Merkez Bankaları kriz önlemlerinde yarıştı
S&P'nin ABD'nin notunu indirmesinin sonrasında 7 Ağustos'tan sonra geçen 72 saate dünya genelinde merkez bankaları damgasını vurdu
Ekonomilerini, küresel resesyonu tehdit eden mali sıkılaştırma ve dövizdeki değerlenmelerden korumaya çalışan merkez bankaları birbiri ardına harekete geçti.
5 Ağustos'ta Standard & Poor's'un ABD'nin notunu indirmesiyle merkez bankalarının hamleleri hızlandı. 7 Ağustos'ta G-7 üyelerinin telekonferans yapmasının ardından geçen 72 saat içinde gelişmiş ekonomilerin merkez bankaları müdahale etti.
ABD Merkez Bankası Fed, rekor düşük faiz oranlarının 2013'ün ortalarına kadar sürdürüleceğini açıklarken, Avrupa Merkez Bankası tahvil piyasalarına müdahale etti, İngiltere Merkez Bankası da gerektiği takdirde ekstra teşvik sunulacağını açıkladı. Japonya ve İsviçre Merkez Bankaları ise, küresel piyasalarındaki dalgalanmayla değerlenen para birimlerinin zayıflatılması için müdahale uyarılarında bulundu.
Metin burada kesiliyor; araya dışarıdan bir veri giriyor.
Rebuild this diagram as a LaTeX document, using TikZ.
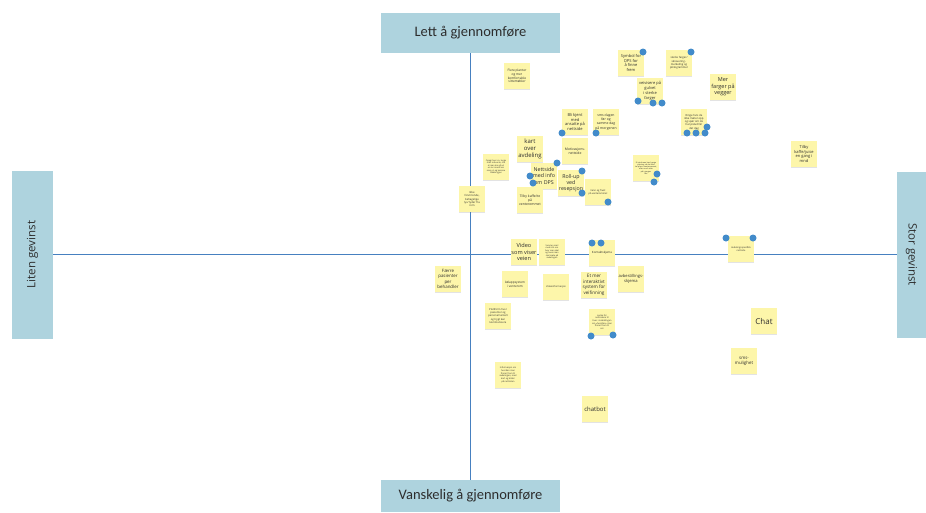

Türkiye Cumhuriyet Merkez Bankası (TCMB) ise ABD'nin notunun kırılmasının ve piyasalara sert satışların hakim olmasının bir gün öncesinde, küresel yavaşlamayı gerekçe göstererek faizlerde 50 baz puanlık indirim yaptı. TCMB'nin ara toplantıyla açıkladığı beklenmedik kararları arasında faiz koridorunun daraltılması da öne çıktı.
Merkez Bankalarının şu ana kadar "gücün kalesi" olduğunu söyleyen Deutsche Bank AG'nin baş ekonomistlerinden Stefan Schneider, siyasilerin sorunları çözebileceklerine yönelik inançları boşa çıkardığını iddia etti.
Kore Merkez Bankası bugünkü faiz toplantısında politika faizlerini sabit bırakma kararı aldı.
G-7 ülkelerinin maliye bakanları ve merkez bankası başkanları, 7 Ağustos'ta yayınladıkları açıklamada, finansal istikrarı ve büyümeyi desteklemek için gereken her şeyi yapacaklarını ifade etmişti.
Diğer merkez bankalarından daha hızlı ve daha sert önlemler almış olan TCMB Başkanı Erdem Başçı ise, bugün Bloomberg'e yaptığı konuşmada erken faiz indiriminin ekonomik yavaşlamanın etkilerini sınırlandıracağını ve dış kaynaklı olumsuzlukların Türkiye'ye etkisini azaltacağını savundu.